Inherent in the initiation into motherhood is the message that we are to be endlessly available. We are expected to provide. We are expected to keep it up, do without, take one for the team. It is supposedly only for a while, a season, really. But once we learn to always put others first, once we learn to override our body and soul saying it needs a break, we forget how to live any other way.
We must reacquaint ourselves with our ability to say we’ve had enough. That we are spent, we are empty, it is time to be refilled.
When we consistently deny our own needs (for a break, for a snack, for some fun), we have abandoned ourselves. And that is not healthy for anyone, least of all our children. The idea that we must disappear in order for our children to thrive is destructive, to us and to them. We are modeling what motherhood looks like.
But we can break the pattern. We can claim maternal finitude. We can recognize that child rearing didn’t use to be so all-encompassing. It also didn’t use to be done alone. We once had villages, other people to depend on - fellow moms, grandparents, aunts, neighbors, godparents.

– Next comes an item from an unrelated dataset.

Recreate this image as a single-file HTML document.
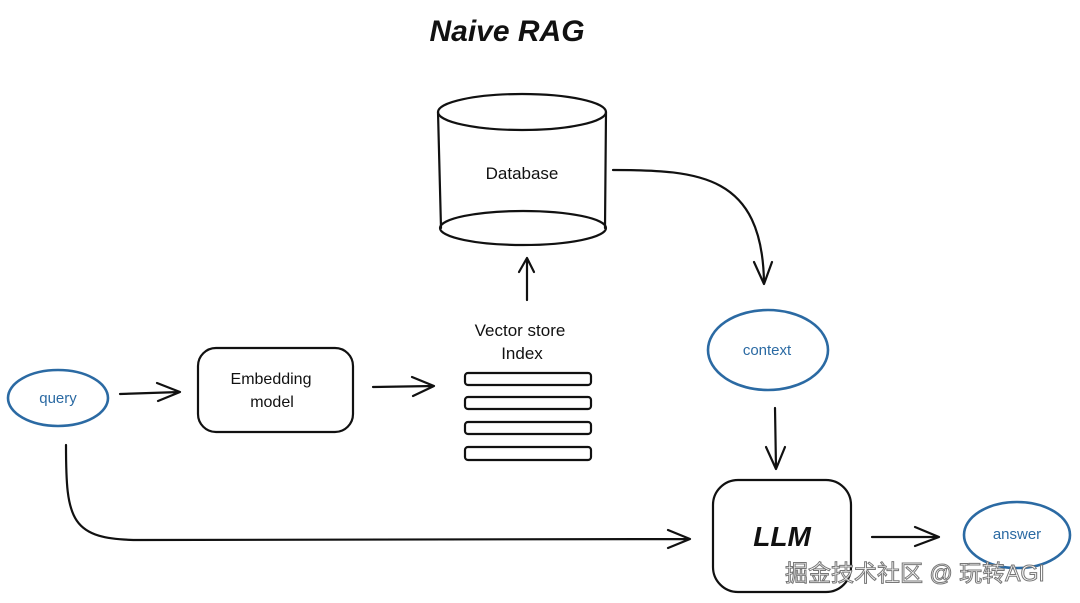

What if asking for help and recognizing your limits was not a sign of weakness but a sign of bravery?
“Refusal, like so much else, turns out to be the prerogative of men,” writes Claire Dederer in her Atlantic book review of Rachel Cusk’s Second Place and Jhumpa Lahiri’s Whereabouts titled “The Power of Refusal.” “Cusk and Lahiri know that motherhood and domesticity will eat you alive. They don’t know how to fix that, but their narrators know that a woman who wishes to be free has to not do a lot of things.”
A woman who wishes to be free has to NOT do a lot of things. I love that line. What things do you take on that are unnecessary? What could you let go of that would create more space for you? How could you own the power of refusal in a way that permits you to craft a life that resembles the one you dream of? “Cusk’s M has come to resist the demands of upkeep, of caretaking: ‘the feeling that my life has entailed too many practical tasks, so that if I add even one more to the total, the balance will be tipped and I will have to admit I have failed to live as I have always wished to.”
If we never say no, to our children, to our spouses, to our families, to our workplaces, to the PTA, we too, will fail to live as we have always wished to. There are limits to what we can take on. We don’t need to apologize for the end of our rope. We are allowed to take a break. But to do this we must believe we are worthy. We must believe that to pour effort and time into ourselves is not selfish but is, in fact, necessary.
It could also, perhaps, be revolutionary.
“You are complicit in your own oppression when you willingly put yourself and your time second or last.”--Eve Rodsky
FURTHER READING
Stop Telling Women’s They’re Amazing by Claire Trageser
Drop the Ball: Achieve More by Doing Less by Tiffany Dufu
Mothers as Makers of Death by Claudia Dey
This was extraordinary <3
You’re last paragraph about saying ‘no’ to our children, the PTA etc is bang on. Our energy is limited and we have to spend it wisely. I have learned to tap into my intuition and ask myself “do I really want to spend my time doing x?” And if I’m not sure it’s a ‘no’ or a “not right now”. It’s taken me a long time to learn to listen to my intuition and say no, because I had to let go of people pleasing and make decisions because they feel right for me. I’m worthy.